**Data**
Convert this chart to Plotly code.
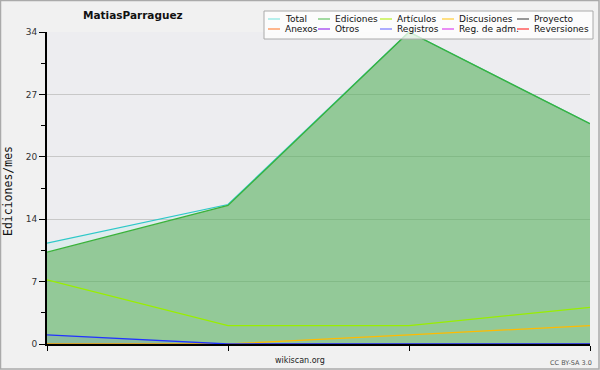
import plotly.graph_objects as go

# ---- data ----
months = [0, 1, 2, 3]
series_names = ["Total", "Ediciones", "Artículos", "Discusiones", "Proyecto",
                "Anexos", "Otros", "Registros", "Reg. de adm.", "Reversiones"]
total = [11, 15.2, 34, 24]
ediciones = [10, 15.1, 34, 24]
articulos = [7, 2, 2, 4]
discusiones = [0, 0, 1, 2]
proyecto = [0, 0, 0, 0]
anexos = [0, 0, 0, 0]
otros = [0, 0, 0, 0]
registros = [1, 0, 0, 0]
reg_adm = [0, 0, 0, 0]
reversiones = [0, 0, 0, 0]
ytick_vals = [0, 6.8, 13.6, 20.4, 27.2, 34]
ytick_text = ["0", "7", "14", "20", "27", "34"]

legend_colors = ["#88E6E2", "#66C466", "#B8EE22", "#FFCC33", "#555555",
                 "#FF8844", "#9933EE", "#7777FF", "#DD44EE", "#FF3333"]

fig = go.Figure()

# background series at zero
for vals, col in [(proyecto, "#555555"), (anexos, "#FF8844"), (otros, "#9933EE"),
                  (reg_adm, "#DD44EE"), (reversiones, "#FF3333")]:
    fig.add_trace(go.Scatter(x=months, y=vals, mode="lines",
                             line=dict(color=col, width=1), showlegend=False))

fig.add_trace(go.Scatter(x=months, y=total, mode="lines", fill="tozeroy",
                         fillcolor="rgba(64,224,208,0.08)",
                         line=dict(color="#2EC8C8", width=1.3), showlegend=False))
fig.add_trace(go.Scatter(x=months, y=ediciones, mode="lines", fill="tozeroy",
                         fillcolor="rgba(83,173,82,0.55)",
                         line=dict(color="#3AB23A", width=1.3), showlegend=False))
fig.add_trace(go.Scatter(x=months, y=articulos, mode="lines",
                         line=dict(color="#99EE00", width=1.3), showlegend=False))
fig.add_trace(go.Scatter(x=months, y=discusiones, mode="lines",
                         line=dict(color="#FFBB00", width=1.3), showlegend=False))
fig.add_trace(go.Scatter(x=months, y=registros, mode="lines", fill="tozeroy",
                         fillcolor="rgba(40,40,255,0.08)",
                         line=dict(color="#2233FF", width=1.3), showlegend=False))

W, H = 600, 370
L, R, T, B = 47, 10, 32, 26
pw, ph = W - L - R, H - T - B


def px_x(x):
    return (x - L) / pw


def px_y(y):
    return (H - B - y) / ph


shapes = []
annotations = []

# outer border
shapes.append(dict(type="rect", xref="paper", yref="paper",
                   x0=px_x(0.5), x1=px_x(W - 1), y0=px_y(H - 1), y1=px_y(0.5),
                   line=dict(color="#AAAAAA", width=1.5), fillcolor="rgba(0,0,0,0)",
                   layer="above"))

# legend box
shapes.append(dict(type="rect", xref="paper", yref="paper",
                   x0=px_x(264), x1=px_x(593), y0=px_y(39), y1=px_y(11),
                   line=dict(color="#AAAAAA", width=1), fillcolor="rgba(255,255,255,0.75)",
                   layer="above"))
col_x = [268, 318, 380, 442, 517]
row_y = [19, 29]
for i, name in enumerate(series_names):
    r, c = divmod(i, 5)
    x0 = col_x[c]
    y = row_y[r]
    shapes.append(dict(type="line", xref="paper", yref="paper",
                       x0=px_x(x0), x1=px_x(x0 + 12), y0=px_y(y), y1=px_y(y),
                       line=dict(color=legend_colors[i], width=1.2), layer="above"))
    annotations.append(dict(xref="paper", yref="paper", x=px_x(x0 + 15), y=px_y(y),
                            text=name, showarrow=False, xanchor="left", yanchor="middle",
                            font=dict(family="DejaVu Sans", size=9, color="#111111")))

annotations.append(dict(xref="paper", yref="paper", x=px_x(133), y=px_y(15),
                        text="<b>MatiasParraguez</b>", showarrow=False,
                        xanchor="center", yanchor="middle",
                        font=dict(family="DejaVu Sans", size=10.5, color="#111111")))
annotations.append(dict(xref="paper", yref="paper", x=px_x(300), y=px_y(360),
                        text="wikiscan.org", showarrow=False,
                        xanchor="center", yanchor="middle",
                        font=dict(family="DejaVu Sans", size=8, color="#222222")))
annotations.append(dict(xref="paper", yref="paper", x=px_x(571), y=px_y(363),
                        text="CC BY-SA 3.0", showarrow=False,
                        xanchor="center", yanchor="middle",
                        font=dict(family="DejaVu Sans", size=6.5, color="#555555")))
annotations.append(dict(xref="paper", yref="paper", x=px_x(8), y=px_y(191),
                        text="Ediciones/mes", showarrow=False, textangle=-90,
                        xanchor="center", yanchor="middle",
                        font=dict(family="DejaVu Sans Mono", size=11.5, color="#111111")))

fig.update_layout(
    width=W, height=H,
    margin=dict(l=L, r=R, t=T, b=B),
    paper_bgcolor="#F1F1F1",
    plot_bgcolor="#EDEDF0",
    showlegend=False,
    shapes=shapes,
    annotations=annotations,
    xaxis=dict(range=[0, 3], tickvals=months, showticklabels=False,
               ticks="outside", ticklen=5, tickcolor="#000000",
               showgrid=False, zeroline=False, showline=True,
               linecolor="#000000", linewidth=2, fixedrange=True),
    yaxis=dict(range=[0, 34], tickvals=ytick_vals, ticktext=ytick_text,
               ticks="outside", ticklen=6, tickcolor="#000000",
               minor=dict(tick0=3.4, dtick=6.8, ticks="outside", ticklen=4,
                          tickcolor="#000000", showgrid=False),
               showgrid=True, gridcolor="#C8C8C8", gridwidth=1,
               zeroline=False, showline=True, linecolor="#000000", linewidth=2,
               tickfont=dict(family="DejaVu Sans", size=9, color="#333333"),
               fixedrange=True),
)

fig.write_html("out.html", config={"displayModeBar": False},
               post_script="document.body.style.margin='0';document.body.style.overflow='hidden';")
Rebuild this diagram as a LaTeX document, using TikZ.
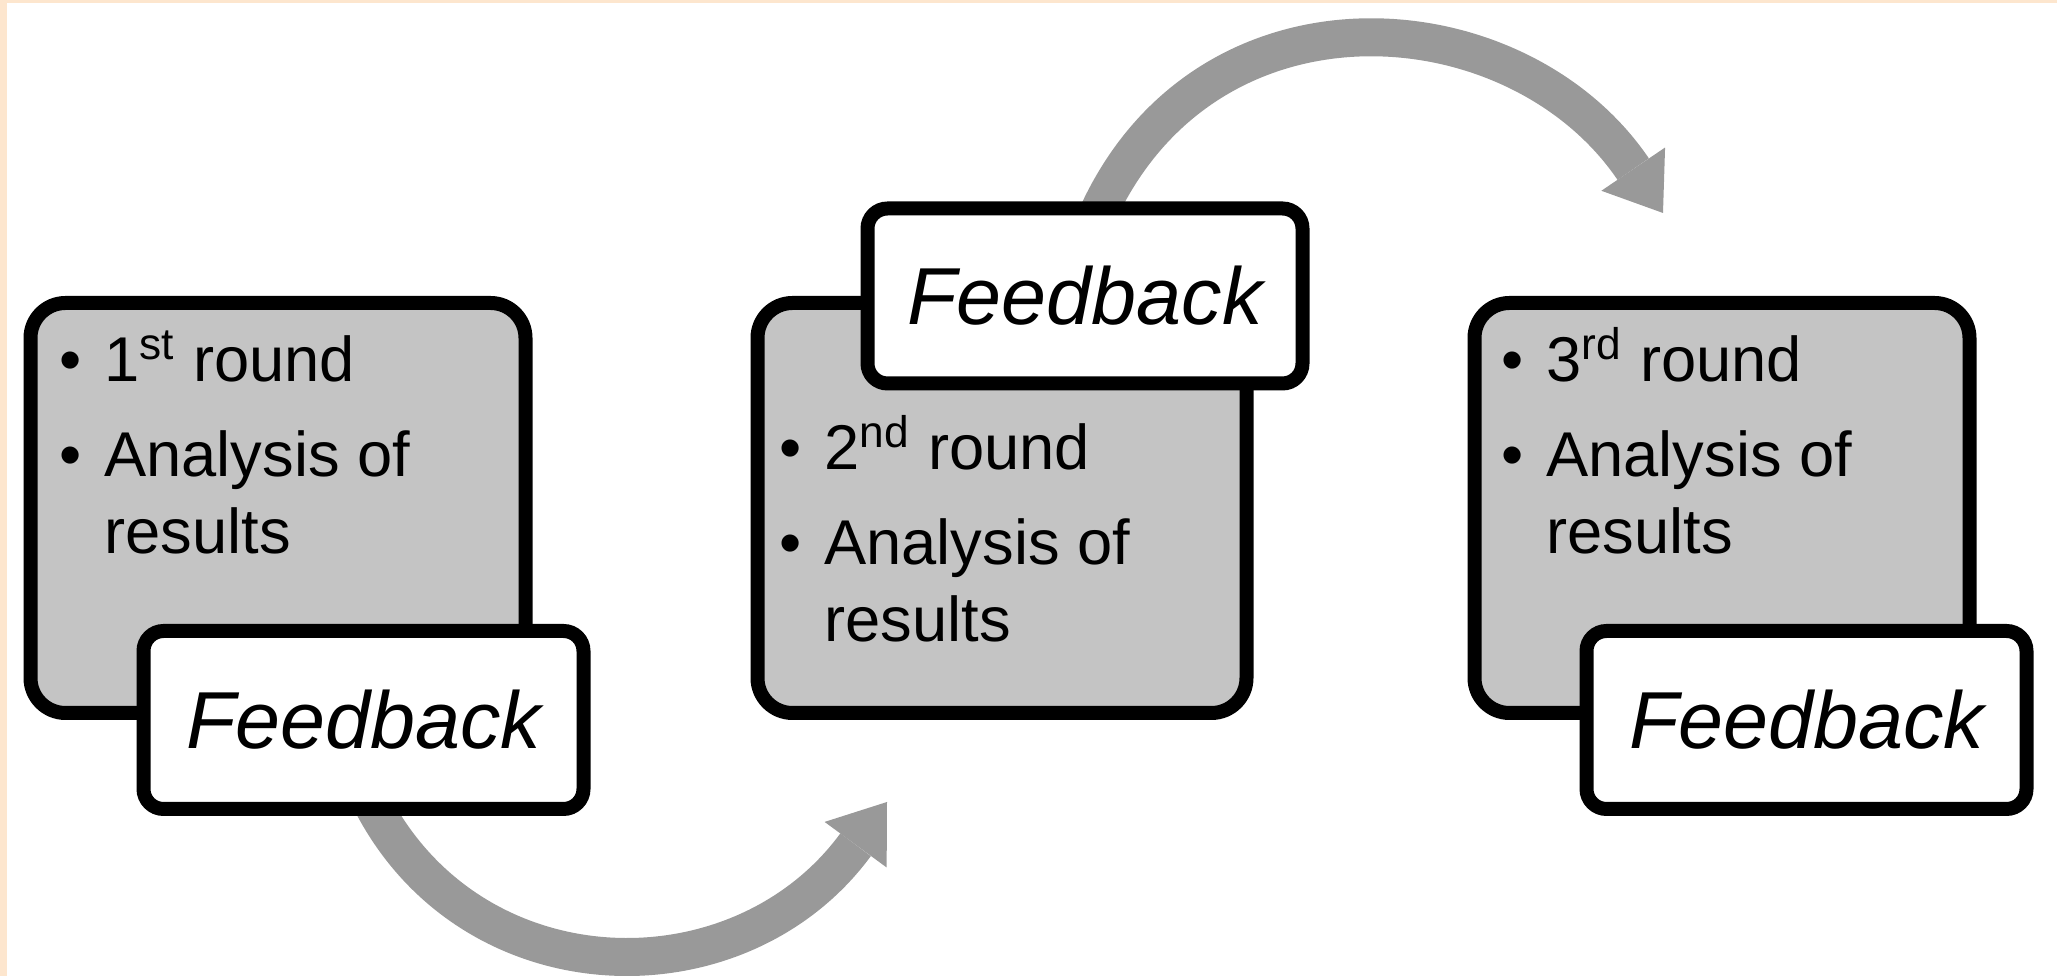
\documentclass[tikz,border=0pt]{standalone}
\usepackage{fontspec}
\setmainfont{Liberation Sans}
\usetikzlibrary{arrows.meta,backgrounds}
\definecolor{peach}{RGB}{253,230,206}
\definecolor{boxgray}{RGB}{196,196,196}
\definecolor{arrowgray}{RGB}{153,153,153}
\newcommand{\rounditems}[2]{%
  \begin{tabular}[t]{@{}l@{\hspace{0.23cm}}l@{}}
    \textbullet & #1\textsuperscript{#2} round\\[0.17cm]
    \textbullet & Analysis of\\
                & results
  \end{tabular}}
\begin{document}
\begin{tikzpicture}[
  roundbox/.style={rectangle,draw,line width=0.14cm,rounded corners=0.35cm,
    fill=boxgray,minimum width=4.95cm,minimum height=4.1cm},
  fbbox/.style={rectangle,draw,line width=0.14cm,rounded corners=0.2cm,
    fill=white,minimum width=4.4cm,minimum height=1.78cm,
    font=\fontsize{23}{27}\selectfont\itshape},
  items/.style={anchor=base west,inner sep=0pt,font=\fontsize{18}{22}\selectfont},
  curvearrow/.style={draw=arrowgray,line width=0.38cm,
    -{Triangle[length=5.3mm,width=7.7mm,line width=0pt]}}]
  \useasboundingbox (0,0) rectangle (20.57,9.76);

  \node [roundbox] (r1) at (2.78,4.68) {};
  \node [fbbox,anchor=east] (f1) at ([xshift=5.8mm]r1.south east) {Feedback};
  \node [items] (t1) at ([shift={(0.35,-0.86)}]r1.north west) {\rounditems{1}{st}};

  \node [roundbox,minimum width=4.89cm] (r2) at (10.02,4.68) {};
  \node [fbbox,minimum width=4.35cm,minimum height=1.75cm,anchor=east] (f2)
    at ([xshift=5.6mm]r2.north east) {Feedback};
  \node [items] (t2) at ([shift={(0.28,-1.74)}]r2.north west) {\rounditems{2}{nd}};

  \node [roundbox] (r3) at (17.22,4.68) {};
  \node [fbbox,anchor=east] (f3) at ([xshift=5.7mm]r3.south east) {Feedback};
  \node [items] (t3) at ([shift={(0.33,-0.86)}]r3.north west) {\rounditems{3}{rd}};

  \coordinate (h1) at (8.87,1.74);
  \coordinate (h2) at (16.63,7.63);

  \begin{scope}[on background layer]
    \fill [peach] (0,9.73) rectangle (20.57,9.76);
    \fill [peach] (0,0) rectangle (0.07,9.76);
    \draw [curvearrow] ([xshift=0.8mm,yshift=1.4mm]f1.south)
      .. controls +(1.01,-1.96) and +(-1.48,-2.015) .. (h1);
    \draw [curvearrow] ([xshift=1.2mm,yshift=-1.4mm]f2.north)
      .. controls +(1.10,2.42) and +(-1.46,2.15) .. (h2);
  \end{scope}
\end{tikzpicture}
\end{document}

**Exercise brief**
Lines from the one with "Rebuild this diagram" through the one with "[items] (t2) at" are the only ones to quote. Quote them exactly and leave out pictures.

**Solution for this task**
Rebuild this diagram as a LaTeX document, using TikZ.
\documentclass[tikz,border=0pt]{standalone}
\usepackage{fontspec}
\setmainfont{Liberation Sans}
\usetikzlibrary{arrows.meta,backgrounds}
\definecolor{peach}{RGB}{253,230,206}
\definecolor{boxgray}{RGB}{196,196,196}
\definecolor{arrowgray}{RGB}{153,153,153}
\newcommand{\rounditems}[2]{%
  \begin{tabular}[t]{@{}l@{\hspace{0.23cm}}l@{}}
    \textbullet & #1\textsuperscript{#2} round\\[0.17cm]
    \textbullet & Analysis of\\
                & results
  \end{tabular}}
\begin{document}
\begin{tikzpicture}[
  roundbox/.style={rectangle,draw,line width=0.14cm,rounded corners=0.35cm,
    fill=boxgray,minimum width=4.95cm,minimum height=4.1cm},
  fbbox/.style={rectangle,draw,line width=0.14cm,rounded corners=0.2cm,
    fill=white,minimum width=4.4cm,minimum height=1.78cm,
    font=\fontsize{23}{27}\selectfont\itshape},
  items/.style={anchor=base west,inner sep=0pt,font=\fontsize{18}{22}\selectfont},
  curvearrow/.style={draw=arrowgray,line width=0.38cm,
    -{Triangle[length=5.3mm,width=7.7mm,line width=0pt]}}]
  \useasboundingbox (0,0) rectangle (20.57,9.76);

  \node [roundbox] (r1) at (2.78,4.68) {};
  \node [fbbox,anchor=east] (f1) at ([xshift=5.8mm]r1.south east) {Feedback};
  \node [items] (t1) at ([shift={(0.35,-0.86)}]r1.north west) {\rounditems{1}{st}};

  \node [roundbox,minimum width=4.89cm] (r2) at (10.02,4.68) {};
  \node [fbbox,minimum width=4.35cm,minimum height=1.75cm,anchor=east] (f2)
    at ([xshift=5.6mm]r2.north east) {Feedback};
  \node [items] (t2) at ([shift={(0.28,-1.74)}]r2.north west) {\rounditems{2}{nd}};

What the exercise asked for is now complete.